Personally, I have been saying in SA ever since last August that the Fed would not issue QE3 and had no intention of doing so. Bernanke's own words were often ignored. Lately, I interpret the Fed's "conciliatory" words, obliquely mentioning support, if needed, as merely verbiage, with little intention to offer QE3 unless a serious economic downturn was clearly evidenced, not a little softness.
In fact, I would posit that the markets would receive new QE with serious dismay. The market would see QE as confirmation that the Fed expected bad economic developments, and it would sell off briskly.
Bernanke can give all the speeches he wishes, but he should just do nothing.
Yep, and happy days for equity investors.
True, but I was thinking about the balance sheets of the financial institutions who acquired a large amount of govt, corp and agency debt in recent years.
treasury April 1959...4.12%...S&P 500 April 1954 28.26 April 1959
57.29..up 102%
Surely you don't calculate this stat for equities in the same way as this, do you? You could use the same argument for anybody accumulating stocks at the peak in 2007.
Anybody accumulating a bond portfolio over a long period of time has obviously created a blended portfolio that has benefited greatly from the fall in yields in the past 3 years.
Amazingly we had a nearly 4% treasury not that long ago so the total return on that would be quite satisfying if you sold right now.
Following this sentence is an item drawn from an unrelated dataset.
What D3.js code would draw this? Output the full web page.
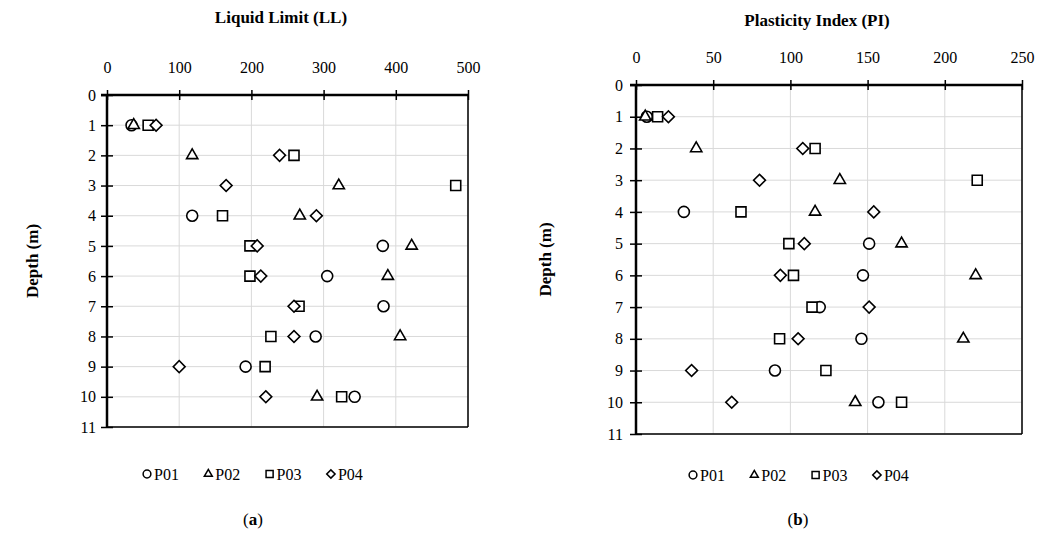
<!DOCTYPE html>
<meta charset="utf-8"/>
<style>
  html, body { margin: 0; padding: 0; background: #fff; }
  text { font-family: "Liberation Serif", "DejaVu Serif", serif; fill: #000; }
  .grid line { stroke: #d9d9d9; stroke-width: 1; }
</style>
<body>
<svg width="1051" height="539"></svg>
</body>
<script src="https://d3js.org/d3.v7.min.js"></script>
<script>

  // depths (m) for every series
  var depths = [1, 2, 3, 4, 5, 6, 7, 8, 9, 10]
  var depthTicks = [0, 1, 2, 3, 4, 5, 6, 7, 8, 9, 10, 11]
  var seriesNames = ["P01", "P02", "P03", "P04"]

  // Liquid Limit (LL)
  var llTicks = [0, 100, 200, 300, 400, 500]
  var llP01 = [34, null, null, 118, 382, 305, 383, 289, 192, 343]
  var llP02 = [37, 118, 321, 267, 422, 389, null, 406, null, 291]
  var llP03 = [57, 259, 483, 160, 198, 198, 266, 227, 219, 325]
  var llP04 = [68, 239, 165, 290, 208, 213, 259, 259, 100, 220]

  // Plasticity Index (PI)
  var piTicks = [0, 50, 100, 150, 200, 250]
  var piP01 = [7, null, null, 31, 151, 147, 119, 146, 90, 157]
  var piP02 = [6, 39, 132, 116, 172, 220, null, 212, null, 142]
  var piP03 = [14, 116, 221, 68, 99, 102, 114, 93, 123, 172]
  var piP04 = [21, 108, 80, 154, 109, 93.5, 151, 105, 36, 62]

  var svg = d3.select("svg")

  // marker shapes, one per series
  function markerPath(i, big) {
    var k = big ? 1 : 0.5
    if (i === 0) return d3.symbol(d3.symbolCircle, 95 * k)()
    if (i === 1) return d3.symbol(d3.symbolTriangle, 55 * k)()
    if (i === 2) return d3.symbol(d3.symbolSquare, 100 * k)()
    return d3.symbol(d3.symbolSquare, 70 * k)()
  }

  function drawPanel(cfg) {
    var g = svg.append("g")
    var x = d3.scaleLinear().domain([0, cfg.xmax]).range([cfg.left, cfg.right])
    var y = d3.scaleLinear().domain([0, 11]).range([cfg.top, cfg.bottom])

    // grid
    var grid = g.append("g").attr("class", "grid")
    grid.selectAll(".gx").data(cfg.xticks).enter().append("line")
      .attr("x1", d => x(d)).attr("x2", d => x(d))
      .attr("y1", cfg.top).attr("y2", cfg.bottom)
    grid.selectAll(".gy").data(depthTicks).enter().append("line")
      .attr("x1", cfg.left).attr("x2", cfg.right)
      .attr("y1", d => y(d)).attr("y2", d => y(d))

    // frame (right + bottom)
    g.append("line").attr("x1", cfg.right).attr("x2", cfg.right)
      .attr("y1", cfg.top).attr("y2", cfg.bottom)
      .attr("stroke", "#000").attr("stroke-width", 1.5)
    g.append("line").attr("x1", cfg.left).attr("x2", cfg.right)
      .attr("y1", cfg.bottom).attr("y2", cfg.bottom)
      .attr("stroke", "#000").attr("stroke-width", 1.5)

    // top axis
    var ax = g.append("g").attr("transform", "translate(0," + cfg.top + ")")
      .call(d3.axisTop(x).tickValues(cfg.xticks).tickSize(0).tickPadding(cfg.xpad))
    ax.select(".domain").remove()
    ax.selectAll("text").style("font-size", cfg.fs + "px")
      .style("font-family", "Liberation Serif")
    ax.selectAll(".tick line").attr("y1", -5).attr("y2", 5)
      .attr("stroke", "#000").attr("stroke-width", 1.5)
    g.append("line").attr("x1", cfg.left - 6).attr("x2", cfg.right)
      .attr("y1", cfg.top).attr("y2", cfg.top)
      .attr("stroke", "#000").attr("stroke-width", 2.5)

    // left axis
    var ay = g.append("g").attr("transform", "translate(" + cfg.left + ",0)")
      .call(d3.axisLeft(y).tickValues(depthTicks).tickSize(0).tickPadding(cfg.ypad))
    ay.select(".domain").remove()
    ay.selectAll("text").style("font-size", cfg.fs + "px")
      .style("font-family", "Liberation Serif")
    ay.selectAll(".tick line").attr("x1", -6).attr("x2", 6)
      .attr("stroke", "#000").attr("stroke-width", 1.5)
    g.append("line").attr("x1", cfg.left).attr("x2", cfg.left)
      .attr("y1", cfg.top).attr("y2", cfg.bottom + 1)
      .attr("stroke", "#000").attr("stroke-width", 2.5)

    // title
    g.append("text").attr("x", cfg.titleX).attr("y", cfg.titleY)
      .attr("text-anchor", "middle").style("font-weight", "bold")
      .style("font-size", "17px").text(cfg.title)

    g.append("text")
      .attr("transform", "translate(" + cfg.ytitleX + "," + ((cfg.top + cfg.bottom) / 2) + ") rotate(-90)")
      .attr("text-anchor", "middle").style("font-weight", "bold")
      .style("font-size", "17px").text("Depth (m)")

    // points
    cfg.series.forEach(function (vals, i) {
      var pts = depths.map((d, j) => ({ depth: d, v: vals[j] })).filter(p => p.v !== null)
      g.append("g").selectAll("path").data(pts).enter().append("path")
        .attr("d", markerPath(i, true))
        .attr("transform", p => "translate(" + x(p.v) + "," + y(p.depth) + ")" + (i === 3 ? " rotate(45)" : ""))
        .attr("fill", "#fff").attr("stroke", "#000").attr("stroke-width", 1.6)
    })

    // legend
    var leg = g.append("g")
    var lx = cfg.legendX
    seriesNames.forEach(function (name, i) {
      leg.append("path").attr("d", markerPath(i, false))
        .attr("transform", "translate(" + (lx + i * 61.3) + "," + cfg.legendY + ")" + (i === 3 ? " rotate(45)" : ""))
        .attr("fill", "#fff").attr("stroke", "#000").attr("stroke-width", 1.5)
      leg.append("text").attr("x", lx + i * 61.3 + 7).attr("y", cfg.legendY + 6)
        .style("font-size", "16px").text(name)
    })

    g.append("text").attr("x", cfg.capX).attr("y", cfg.capY)
      .attr("text-anchor", "middle").style("font-size", "17px")
      .html(cfg.caption)
  }

  drawPanel({
    title: "Liquid Limit (LL)", xmax: 500, xticks: llTicks,
    series: [llP01, llP02, llP03, llP04],
    left: 107, right: 468, top: 95, bottom: 427,
    titleX: 281, titleY: 23, xpad: 22, ypad: 11, fs: 16, ytitleX: 38,
    legendX: 147, legendY: 474, capX: 253, capY: 525,
    caption: "(<tspan font-weight='bold'>a</tspan>)"
  })

  drawPanel({
    title: "Plasticity Index (PI)", xmax: 250, xticks: piTicks,
    series: [piP01, piP02, piP03, piP04],
    left: 636, right: 1022, top: 85, bottom: 434,
    titleX: 817, titleY: 26, xpad: 22, ypad: 13, fs: 16, ytitleX: 551,
    legendX: 693, legendY: 475, capX: 798, capY: 525,
    caption: "(<tspan font-weight='bold'>b</tspan>)"
  })

</script>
Look at TLT, LQD, or Muni's or just about any bond fund y/y and you have done fine. Bond funds mark to market but anybody holding an actual bond doesn't have to take a loss.
This is definitely a dangerous time to be a Treasury investor but it has been richly rewarding year over year and ytd.
If you want to book a profit now, I wouldn't be against it but no one ever went broke taking a profit.
early....you need your profits to be outsized....also I am just throwing out the data...you decide if it is worthwhile...
The duration calculation you provided is extremely valuable. I appreciate it.
I don't think people quite get the concept of duration when it comes to valuing a bond but it is definitely a powerful tool in the investor's arsenal especially at these measly yields.
A wholesale rotation into bonds now would be a dangerous activity which is another reason why ZIRP is such a crime.